Numbers 25:3 tells us that Israel worshiped “Baal of Peor.” A “Baal” (pronounced bah-ahl) was an ancient Canaanite fertility god (there was more than one, as different Canaanite communities had differing pantheons of gods, which is why this was “Baal of Peor” – see Judges 2:11 where there are multiple Baals), and was considered the supreme deity out of all gods. What is happening here is that since Moab and Midian could not defeat Israel in battle, they are trying to destroy them from the inside. The women enticed the men of Israel sexually (v. 1, 6), so the men bowed to their gods. This has been a tactic of Satan throughout history: if he can’t defeat God’s people, he will corrupt them. These are the dangers of the enticements of the world for God’s people.
And we see that God sent a plague among Israel (v. 9). The true plague was sin. And Phinehas, through his actions, stopped the plague (v. 8) and the death it caused. He was then given the perpetual high priesthood (v. 13). In this, Phinehas is a type of Christ Who stopped the plague of sin and death as our High Priest.
In chapter 26, we have the second census of the book, now of the next generation of Israelites. Note that Judah is still the largest tribe (and has increased in number). By contrast, Simeon has lost a significant amount of men, perhaps in part because of the plague just described (note 25:14 that the man killed was a Simeonite). This reduction of Simeon is perhaps a partial fulfillment of Jacob’s prophecy (see Gen 49:7). Note, however, that the total population of men in Israel has actually decreased (compare 1:46 and 26:51). In verse 65, we see that God’s promise about who would enter the land has come about.
Chapter 27 begins with the story of the daughters of Zelophehad, who had no brothers, and wanted an inheritance along with the rest of Israel so that their father’s name would not disappear (27:4). Here, God gives commands that no family would lose their inheritance (vv. 6-11). This introduces the concept of the kinsman redeemer, which points us forward to the redemption of Christ.
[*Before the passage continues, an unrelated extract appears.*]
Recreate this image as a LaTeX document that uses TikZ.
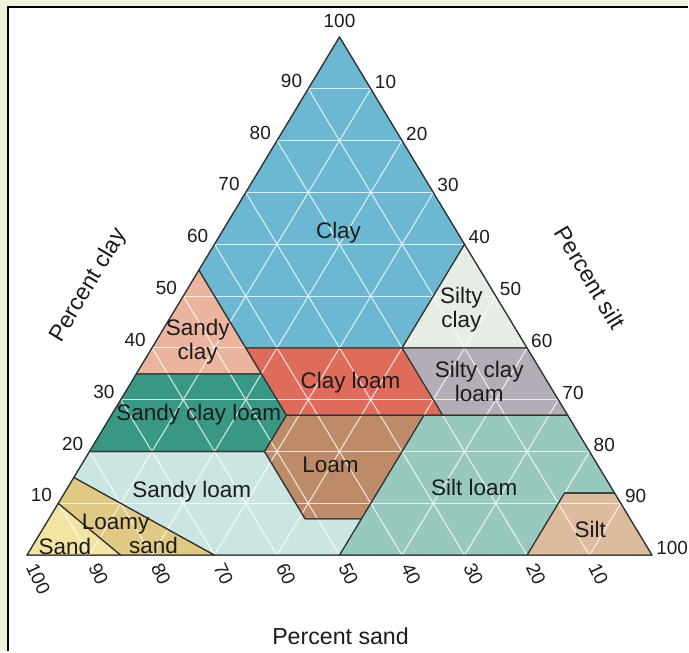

The chapter ends with God telling Moses that he is about to die (v. 13). Moses asks that another leader be appointed, that Israel would not be “sheep that have no shepherd” (a pointer to Christ – see Matt 9:36). Joshua will be invested with power from on high, and be ordained publicly so that he will be the shepherd. This points us forward to what happened with Christ at His baptism.
Chapter 28 begins the final commands of God to be mediated by Moses There are reminders of the daily offerings (28:1-8), the weekly offerings (vv. 9-10), the monthly offerings (vv. 11-15), and the yearly offerings (vv. 16-31 – and continued in chapter 29). The final commands (and reiterations of commands) serve as a final reminder that God is holy. That means that sin must be atoned for, and we see that this is to be done perpetually. This is meant to point us to the once-for-all atonement of Christ (go back and read Hebrews!).